[Source data start]
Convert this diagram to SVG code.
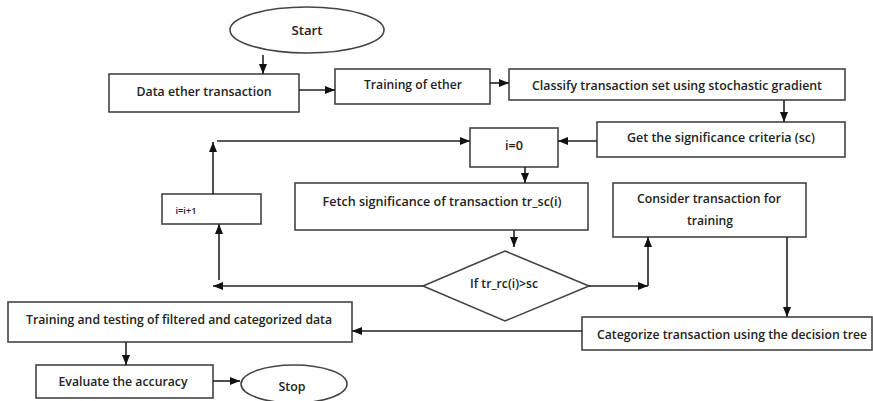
<svg xmlns="http://www.w3.org/2000/svg" width="873" height="401" viewBox="0 0 873 401">
<defs>
<marker id="ah" markerUnits="userSpaceOnUse" markerWidth="10" markerHeight="10" viewBox="0 0 10 10" refX="10" refY="5" orient="auto">
<path d="M0,1 L10,5 L0,9 Z" fill="#111"/>
</marker>
<style>
.box{fill:#fff;stroke:#444;stroke-width:1.6}
.t{font-family:"Open Sans","Liberation Sans",sans-serif;font-size:12.5px;font-weight:600;fill:#222;text-anchor:middle;dominant-baseline:central}
.c{fill:none;stroke:#222;stroke-width:1.6}
.ca{fill:none;stroke:#222;stroke-width:1.6;marker-end:url(#ah)}
</style>
</defs>
<rect width="873" height="401" fill="#fff"/>
<g id="start"><ellipse class="box" cx="307" cy="30" rx="77" ry="23"/><text class="t" x="307" y="30" textLength="31" lengthAdjust="spacingAndGlyphs">Start</text></g>
<g id="data"><rect class="box" x="109" y="74" width="190" height="38"/><text class="t" x="204" y="91" textLength="135" lengthAdjust="spacingAndGlyphs">Data ether transaction</text></g>
<g id="train"><rect class="box" x="335" y="69" width="155" height="35"/><text class="t" x="413" y="84" textLength="98" lengthAdjust="spacingAndGlyphs">Training of ether</text></g>
<g id="classify"><rect class="box" x="509" y="69" width="336" height="31"/><text class="t" x="677" y="85" textLength="290" lengthAdjust="spacingAndGlyphs">Classify transaction set using stochastic gradient</text></g>
<g id="getsc"><rect class="box" x="597" y="122" width="248" height="35"/><text class="t" x="721" y="137" textLength="188" lengthAdjust="spacingAndGlyphs">Get the significance criteria (sc)</text></g>
<g id="i0"><rect class="box" x="470" y="128" width="88" height="39"/><text class="t" x="514" y="145" textLength="18" lengthAdjust="spacingAndGlyphs">i=0</text></g>
<g id="inc"><rect class="box" x="162" y="194" width="99" height="30"/><text class="t" x="186" y="210" style="font-size:9px" textLength="21" lengthAdjust="spacingAndGlyphs">i=i+1</text></g>
<g id="fetch"><rect class="box" x="295" y="183" width="293" height="47"/><text class="t" x="442" y="201" textLength="239" lengthAdjust="spacingAndGlyphs">Fetch significance of transaction tr_sc(i)</text></g>
<g id="consider"><rect class="box" x="613" y="183" width="193" height="54"/><text class="t" x="709" y="198" textLength="144" lengthAdjust="spacingAndGlyphs">Consider transaction for</text><text class="t" x="710" y="220" textLength="46" lengthAdjust="spacingAndGlyphs">training</text></g>
<g id="decision"><polygon class="box" points="505,251 589,286 505,321 423,286"/><text class="t" x="504" y="283" textLength="68" lengthAdjust="spacingAndGlyphs">If tr_rc(i)&gt;sc</text></g>
<g id="categorize"><rect class="box" x="582" y="317" width="290" height="33"/><text class="t" x="732" y="334" textLength="270" lengthAdjust="spacingAndGlyphs">Categorize transaction using the decision tree</text></g>
<g id="tt"><rect class="box" x="8" y="302" width="344" height="40"/><text class="t" x="179" y="319" textLength="306" lengthAdjust="spacingAndGlyphs">Training and testing of filtered and categorized data</text></g>
<g id="eval"><rect class="box" x="36" y="365" width="177" height="33"/><text class="t" x="123" y="381" textLength="129" lengthAdjust="spacingAndGlyphs">Evaluate the accuracy</text></g>
<g id="stop"><ellipse class="box" cx="294" cy="384" rx="53" ry="19"/><text class="t" x="292" y="386" textLength="27" lengthAdjust="spacingAndGlyphs">Stop</text></g>
<g id="connectors">
<line class="ca" x1="263" y1="55" x2="263" y2="74"/>
<line class="ca" x1="299" y1="90" x2="335" y2="90"/>
<line class="ca" x1="490" y1="83" x2="509" y2="83"/>
<line class="ca" x1="784" y1="100" x2="784" y2="122"/>
<line class="ca" x1="597" y1="141" x2="558" y2="141"/>
<line class="ca" x1="217" y1="141" x2="470" y2="141"/>
<line class="ca" x1="213" y1="194" x2="213" y2="142"/>
<line class="ca" x1="525" y1="167" x2="525" y2="183"/>
<line class="ca" x1="514" y1="230" x2="514" y2="247"/>
<line class="ca" x1="423" y1="286" x2="213" y2="286"/>
<line class="ca" x1="219" y1="280" x2="219" y2="224"/>
<line class="ca" x1="589" y1="286" x2="648" y2="286"/>
<line class="ca" x1="648" y1="286" x2="648" y2="237"/>
<line class="ca" x1="787" y1="237" x2="787" y2="317"/>
<line class="ca" x1="582" y1="331" x2="352" y2="331"/>
<line class="ca" x1="126" y1="342" x2="126" y2="365"/>
<line class="ca" x1="213" y1="381" x2="240" y2="381"/>
</g>
</svg>
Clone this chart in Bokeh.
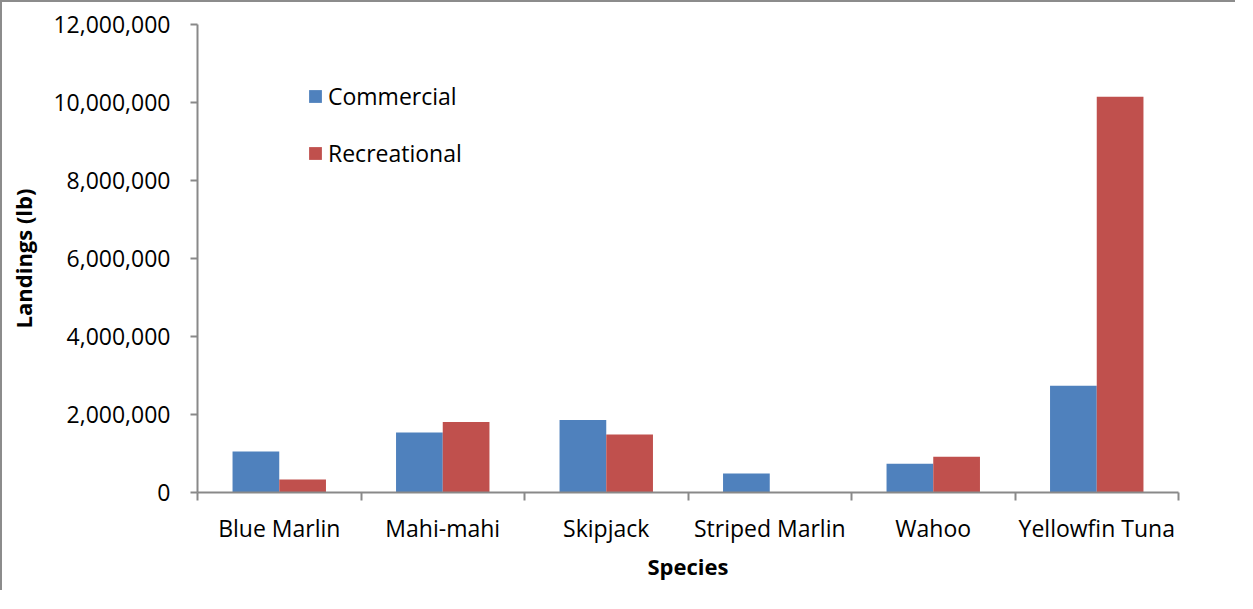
[Source data end]
→ Directions for this task
Print out the material word for word, omitting the pictures.

→ Final answer
Convert this diagram to SVG code.
<svg xmlns="http://www.w3.org/2000/svg" width="873" height="401" viewBox="0 0 873 401">
<defs>
<marker id="ah" markerUnits="userSpaceOnUse" markerWidth="10" markerHeight="10" viewBox="0 0 10 10" refX="10" refY="5" orient="auto">
<path d="M0,1 L10,5 L0,9 Z" fill="#111"/>
</marker>
<style>
.box{fill:#fff;stroke:#444;stroke-width:1.6}
.t{font-family:"Open Sans","Liberation Sans",sans-serif;font-size:12.5px;font-weight:600;fill:#222;text-anchor:middle;dominant-baseline:central}
.c{fill:none;stroke:#222;stroke-width:1.6}
.ca{fill:none;stroke:#222;stroke-width:1.6;marker-end:url(#ah)}
</style>
</defs>
<rect width="873" height="401" fill="#fff"/>
<g id="start"><ellipse class="box" cx="307" cy="30" rx="77" ry="23"/><text class="t" x="307" y="30" textLength="31" lengthAdjust="spacingAndGlyphs">Start</text></g>
<g id="data"><rect class="box" x="109" y="74" width="190" height="38"/><text class="t" x="204" y="91" textLength="135" lengthAdjust="spacingAndGlyphs">Data ether transaction</text></g>
<g id="train"><rect class="box" x="335" y="69" width="155" height="35"/><text class="t" x="413" y="84" textLength="98" lengthAdjust="spacingAndGlyphs">Training of ether</text></g>
<g id="classify"><rect class="box" x="509" y="69" width="336" height="31"/><text class="t" x="677" y="85" textLength="290" lengthAdjust="spacingAndGlyphs">Classify transaction set using stochastic gradient</text></g>
<g id="getsc"><rect class="box" x="597" y="122" width="248" height="35"/><text class="t" x="721" y="137" textLength="188" lengthAdjust="spacingAndGlyphs">Get the significance criteria (sc)</text></g>
<g id="i0"><rect class="box" x="470" y="128" width="88" height="39"/><text class="t" x="514" y="145" textLength="18" lengthAdjust="spacingAndGlyphs">i=0</text></g>
<g id="inc"><rect class="box" x="162" y="194" width="99" height="30"/><text class="t" x="186" y="210" style="font-size:9px" textLength="21" lengthAdjust="spacingAndGlyphs">i=i+1</text></g>
<g id="fetch"><rect class="box" x="295" y="183" width="293" height="47"/><text class="t" x="442" y="201" textLength="239" lengthAdjust="spacingAndGlyphs">Fetch significance of transaction tr_sc(i)</text></g>
<g id="consider"><rect class="box" x="613" y="183" width="193" height="54"/><text class="t" x="709" y="198" textLength="144" lengthAdjust="spacingAndGlyphs">Consider transaction for</text><text class="t" x="710" y="220" textLength="46" lengthAdjust="spacingAndGlyphs">training</text></g>
<g id="decision"><polygon class="box" points="505,251 589,286 505,321 423,286"/><text class="t" x="504" y="283" textLength="68" lengthAdjust="spacingAndGlyphs">If tr_rc(i)&gt;sc</text></g>
<g id="categorize"><rect class="box" x="582" y="317" width="290" height="33"/><text class="t" x="732" y="334" textLength="270" lengthAdjust="spacingAndGlyphs">Categorize transaction using the decision tree</text></g>
<g id="tt"><rect class="box" x="8" y="302" width="344" height="40"/><text class="t" x="179" y="319" textLength="306" lengthAdjust="spacingAndGlyphs">Training and testing of filtered and categorized data</text></g>
<g id="eval"><rect class="box" x="36" y="365" width="177" height="33"/><text class="t" x="123" y="381" textLength="129" lengthAdjust="spacingAndGlyphs">Evaluate the accuracy</text></g>
<g id="stop"><ellipse class="box" cx="294" cy="384" rx="53" ry="19"/><text class="t" x="292" y="386" textLength="27" lengthAdjust="spacingAndGlyphs">Stop</text></g>
<g id="connectors">
<line class="ca" x1="263" y1="55" x2="263" y2="74"/>
<line class="ca" x1="299" y1="90" x2="335" y2="90"/>
<line class="ca" x1="490" y1="83" x2="509" y2="83"/>
<line class="ca" x1="784" y1="100" x2="784" y2="122"/>
<line class="ca" x1="597" y1="141" x2="558" y2="141"/>
<line class="ca" x1="217" y1="141" x2="470" y2="141"/>
<line class="ca" x1="213" y1="194" x2="213" y2="142"/>
<line class="ca" x1="525" y1="167" x2="525" y2="183"/>
<line class="ca" x1="514" y1="230" x2="514" y2="247"/>
<line class="ca" x1="423" y1="286" x2="213" y2="286"/>
<line class="ca" x1="219" y1="280" x2="219" y2="224"/>
<line class="ca" x1="589" y1="286" x2="648" y2="286"/>
<line class="ca" x1="648" y1="286" x2="648" y2="237"/>
<line class="ca" x1="787" y1="237" x2="787" y2="317"/>
<line class="ca" x1="582" y1="331" x2="352" y2="331"/>
<line class="ca" x1="126" y1="342" x2="126" y2="365"/>
<line class="ca" x1="213" y1="381" x2="240" y2="381"/>
</g>
</svg>
Clone this chart in Bokeh.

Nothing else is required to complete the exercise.